Extended hours trading may not be suitable or appropriate for all investors and poses certain risks. In some cases it may be more difficult to execute your order. We’ve summarised some of the key risks you may want to consider below.
Lower liquidity: Extended hours trading generally has less trading volume, which can make it harder to execute your order. Some orders may only be partially filled, may not execute at all, or may execute at worse prices than during regular hours. Unfilled orders will be cancelled by Freetrade one minute after you’ve placed your order. You can try placing your order again, or queue your order for regular market hours.
Higher volatility and wider spreads: Prices can fluctuate from market close or the next day’s market open, and spreads may be wider than during regular market hours. Trading activity during extended hours may influence prices more than during regular market hours. You may get a worse price in extended hours than in regular market hours.

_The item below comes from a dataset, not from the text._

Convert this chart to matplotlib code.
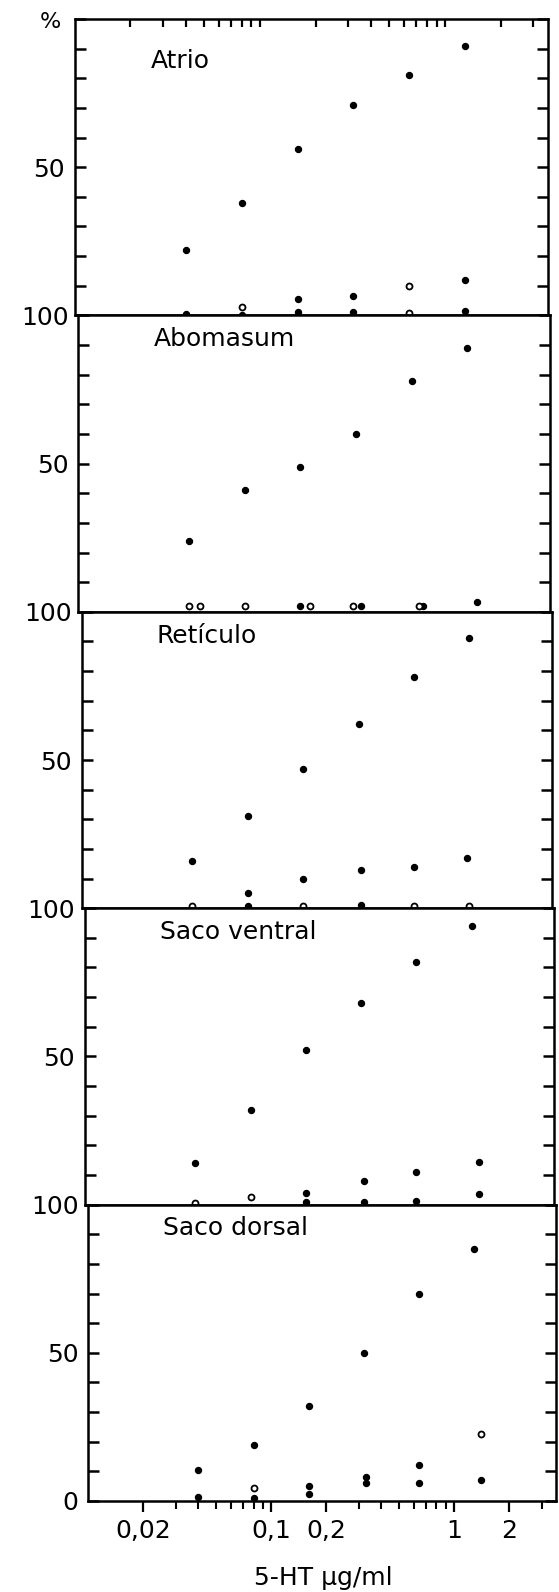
import matplotlib
matplotlib.use('Agg')
import matplotlib.pyplot as plt

# ---------------- data ----------------
panel_names = ["Atrio", "Abomasum", "Retículo", "Saco ventral", "Saco dorsal"]
doses = [0.04, 0.08, 0.16, 0.32, 0.64, 1.28]          # 5-HT µg/ml

# rising (control) curves, % response
atrio_ctrl = [22, 38, 56, 71, 81, 91]
abomasum_ctrl = [24, 41, 49, 60, 78, 89]
reticulo_ctrl = [16, 31, 47, 62, 78, 91]
ventral_ctrl = [14, 32, 52, 68, 82, 94]
dorsal_ctrl = [10.5, 19, 32, 50, 70, 85]

# other solid points (dose, %)
atrio_solid_x = [0.16, 0.32, 1.28, 0.04, 0.08, 0.16, 0.32, 1.28]
atrio_solid_y = [5.5, 6.5, 12, 0.5, 0.3, 1, 1, 1.5]
abomasum_solid_x = [0.16, 0.34, 0.74, 1.45]
abomasum_solid_y = [1.8, 1.8, 1.8, 3.2]
reticulo_solid_x = [0.08, 0.16, 0.33, 0.64, 1.24, 0.08, 0.33]
reticulo_solid_y = [5, 10, 13, 14, 17, 0.8, 1]
ventral_solid_x = [0.33, 0.64, 1.4, 0.16, 1.4, 0.16, 0.33, 0.64]
ventral_solid_y = [8, 11, 14.5, 4, 3.5, 1, 1, 1.3]
dorsal_solid_x = [0.16, 0.33, 0.64, 0.04, 0.08, 0.16, 0.33, 0.64, 1.4]
dorsal_solid_y = [5, 8, 12, 1.5, 1, 2.5, 6, 6, 7]

# open-circle points (dose, %)
atrio_open_x = [0.08, 0.64, 0.64]
atrio_open_y = [3, 10, 0.8]
abomasum_open_x = [0.04, 0.046, 0.08, 0.18, 0.31, 0.70]
abomasum_open_y = [1.8, 1.8, 1.8, 1.8, 1.8, 1.8]
reticulo_open_x = [0.04, 0.16, 0.64, 1.28]
reticulo_open_y = [0.8, 0.8, 0.8, 0.8]
ventral_open_x = [0.04, 0.08]
ventral_open_y = [0.7, 2.5]
dorsal_open_x = [0.08, 1.4]
dorsal_open_y = [4.5, 22.5]

ctrl_all = [atrio_ctrl, abomasum_ctrl, reticulo_ctrl, ventral_ctrl, dorsal_ctrl]
solid_all = [(atrio_solid_x, atrio_solid_y), (abomasum_solid_x, abomasum_solid_y),
             (reticulo_solid_x, reticulo_solid_y), (ventral_solid_x, ventral_solid_y),
             (dorsal_solid_x, dorsal_solid_y)]
open_all = [(atrio_open_x, atrio_open_y), (abomasum_open_x, abomasum_open_y),
            (reticulo_open_x, reticulo_open_y), (ventral_open_x, ventral_open_y),
            (dorsal_open_x, dorsal_open_y)]

x_major = [0.02, 0.1, 0.2, 1, 2]
x_major_labels = ["0,02", "0,1", "0,2", "1", "2"]
x_minor = [0.03, 0.04, 0.05, 0.06, 0.07, 0.08, 0.09,
           0.3, 0.4, 0.5, 0.6, 0.7, 0.8, 0.9, 3]
y_ticks = list(range(0, 101, 10))

# ---------------- figure ----------------
plt.rcParams['font.family'] = ['DejaVu Sans']
W, H = 559, 1592
fig = plt.figure(figsize=(W / 100, H / 100), dpi=100)

top_px, bot_px = 19, 1501
n = len(panel_names)
ph = (bot_px - top_px) / n
axes = []
for i in range(n):
    y0 = top_px + i * ph
    t = (y0 + ph / 2 - top_px) / (bot_px - top_px)   # slight shear of the scanned original
    left = 73 + 17 * t
    right = 547 + 10 * t
    ax = fig.add_axes([left / W, 1 - (y0 + ph) / H, (right - left) / W, ph / H])
    axes.append(ax)

for i, ax in enumerate(axes):
    ax.set_xscale('log')
    ax.set_xlim(0.01, 3.6)
    ax.set_ylim(0, 100)
    for sp in ax.spines.values():
        sp.set_linewidth(1.8)

    ax.plot(doses, ctrl_all[i], 'o', color='black', ms=4.3, ls='none', clip_on=False)
    sx, sy = solid_all[i]
    ax.plot(sx, sy, 'o', color='black', ms=4.3, ls='none', clip_on=False)
    ox, oy = open_all[i]
    ax.plot(ox, oy, 'o', mfc='white', mec='black', mew=1.3, ms=4.3, ls='none', clip_on=False)

    ax.set_yticks(y_ticks)
    labels = []
    for tk in y_ticks:
        if tk == 50:
            labels.append("50")
        elif tk == 100 and i > 0:
            labels.append("100")
        elif tk == 0 and i == n - 1:
            labels.append("0")
        else:
            labels.append("")
    ax.set_yticklabels(labels)
    ax.tick_params(axis='y', direction='in', length=8, width=1.8,
                   left=True, right=True, labelsize=18, pad=7)

    ax.set_xticks(x_major)
    ax.set_xticks(x_minor, minor=True)
    if i == n - 1:
        ax.set_xticklabels(x_major_labels)
        ax.set_xticklabels([], minor=True)
        ax.tick_params(axis='x', which='major', direction='out', length=8, width=1.6,
                       labelsize=18, pad=5, top=False, bottom=True)
        ax.tick_params(axis='x', which='minor', direction='out', length=6, width=1.5,
                       top=False, bottom=True)
    elif i == 0:
        ax.tick_params(axis='x', which='both', direction='in', length=6, width=1.6,
                       top=True, bottom=False, labelbottom=False, labeltop=False)
    else:
        ax.tick_params(axis='x', which='both', top=False, bottom=False,
                       labelbottom=False)

    ty = 0.858 if i == 0 else 0.92
    ax.text(0.16, ty, panel_names[i], transform=ax.transAxes, fontsize=18,
            ha='left', va='center')

fig.text(50 / W, 1 - 22 / H, "%", fontsize=16, ha='center', va='center')
fig.text(323 / W, 1 - 1578 / H, "5-HT μg/ml", fontsize=18, ha='center', va='center')

fig.savefig("out.png", dpi=100)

Unlinked markets: Unlike the regular market session, quote and sale information is not consolidated during the extended hours trading period across all markets. We will still seek to ensure your oder is executed at the best possible price across the electronic markets that are participating in the extended hours trading session.
News announcements: News announcements are often made after the regular market session. These may have a sharp impact on extended hours prices due to the lower liquidity and higher volatility of the extended hours session.
Institutional competition: Many extended hours traders are professionals and are associated with large institutions. They may therefore have access to more information than individual investors.